Monday, April 06, 2009

5 ways to help recession-proof your relationship

I get stuff sent to me all the time, but with the recession taking an emotional toll on marriages and relationships, I thought I'd pass on this advice from Noelle Nelson, author of "Your Man is Wonderful."

"We've seen the result in violent family tragedies across the country," says Nelson, "but that's just the tip of the iceberg. The heartbreak comes in many forms. One spouse blames the other spouse for their financial predicament. It's a constant blame game. ... People lose hope and leave the marriage either emotionally or physically."

Nelson's five rules to recession-proof your relationship:

1. See yourself as a team. The power of “together” is tremendous. A couple who sees themselves as a team will pool their talents and resources to mutual advantage, give strength to one another, and sustain hope.

2. Focus on each other's strengths and qualities. This is not the time to dwell on your own or your partner’s weaknesses. On the contrary, this is the time to empower each other by taking inventory of your strengths and qualities.

3. Express appreciation to one another -- resist the temptation to put down or criticize. Insecurity is rampant, not just in our external lives, but also internally. In times of crisis, we doubt our abilities, we question whether we have what it takes to pull through, we worry about how much worse things can get. Criticizing or putting down your partner just intensifies those fears, not only in them, but in yourself. Instead, let your partner know how much you appreciate them just as they are, and reassure them of your love. Express your gratitude often -- for however they contribute to the betterment of your lives -- whether it is helping out with the kids, putting in overtime, or sending out yet another resume.

4. Set goals you can work on together -- focus on problem-solving, not blaming. The only way there is light at the end of the tunnel is if you see it there. Brainstorm together to figure out what goals you seek, break those down into smaller goals and rough out a plan for getting there. Keep your sights constantly on “How do we resolve this?” not “You’ll never be able to do that.” Keep that precious “we” front and center, respect your partner's ideas and input as much as you do your own.

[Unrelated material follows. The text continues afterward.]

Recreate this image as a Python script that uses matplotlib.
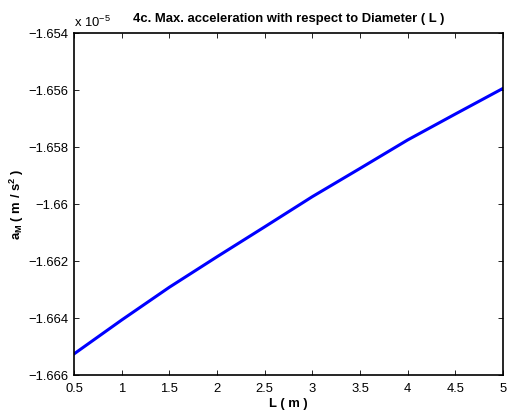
import matplotlib
matplotlib.use("Agg")
import matplotlib.pyplot as plt
from matplotlib.ticker import FuncFormatter

plt.rcParams['font.family'] = ['Liberation Sans', 'DejaVu Sans']
plt.rcParams['mathtext.fontset'] = 'custom'
plt.rcParams['mathtext.rm'] = 'Liberation Sans'
plt.rcParams['mathtext.bf'] = 'Liberation Sans:bold'
plt.rcParams['mathtext.default'] = 'bf'

# diameter L (m) and max acceleration (m/s^2)
L = [0.5, 1.0, 1.5, 2.0, 2.5, 3.0, 3.5, 4.0, 4.5, 5.0]
a_max = [-1.66526e-5, -1.66407e-5, -1.66292e-5, -1.66185e-5, -1.66080e-5,
         -1.65974e-5, -1.65875e-5, -1.65775e-5, -1.65684e-5, -1.65594e-5]

xticks = [0.5, 1, 1.5, 2, 2.5, 3, 3.5, 4, 4.5, 5]
yticks = [-1.666e-5, -1.664e-5, -1.662e-5, -1.66e-5, -1.658e-5, -1.656e-5, -1.654e-5]

fs = 9.4
fig = plt.figure(figsize=(5.19, 4.19), dpi=100)
ax = fig.add_axes([0.1426, 0.105, 0.8266, 0.816])
ax.plot(L, a_max, color='#0000ff', lw=2.2)

ax.set_xlim(0.5, 5)
ax.set_ylim(-1.666e-5, -1.654e-5)
ax.set_xticks(xticks)
ax.set_yticks(yticks)
ax.xaxis.set_major_formatter(FuncFormatter(lambda v, p: f"{v:g}"))
ax.yaxis.set_major_formatter(FuncFormatter(lambda v, p: f"{round(v * 1e5, 6):g}".replace('-', '\u2212')))
ax.tick_params(direction='in', top=True, right=True, labelsize=fs, length=3.5, width=0.6)
ax.tick_params(axis='x', pad=6)
ax.tick_params(axis='y', pad=4)
for s in ax.spines.values():
    s.set_linewidth(1.2)

ax.text(0.0, 1.008, r'x 10$^{\mathregular{-5}}$', transform=ax.transAxes, fontsize=fs, ha='left', va='bottom')
ax.set_title('4c. Max. acceleration with respect to Diameter ( L )', fontsize=fs, fontweight='bold', pad=8)
ax.set_xlabel('L ( m )', fontsize=fs, fontweight='bold', labelpad=2)
ax.set_ylabel(r'a$_M$ ( m / s$^2$ )', fontsize=fs, fontweight='bold', labelpad=2)

fig.savefig('out.png', dpi=100)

5. Acknowledge and celebrate small victories along the way. The more crisis enters your life, the more difficult it is to sustain positivity and pro-activity. That’s why it’s so important to acknowledge and celebrate every small gain you achieve. Whether it’s figuring out a swap with the neighbor -- after school child care in return for computer lessons -- or making it through the next round of layoffs without losing your job, enthusiastically cheer every bit of progress.

"The economic crisis is not going to change overnight," says Nelson. "In an age of instant gratification, it's sometimes hard to be patient and remain strong and committed within a marriage during trying times. In the end, however, these ordeals can make a marriage stronger as partners truly commit to each other."

2 comments:

Mary said...

Great post. Blaming doesn't accomplish anything.

Anonymous said...

you guys finally get the boot? or no more articles you can find to cut and paste?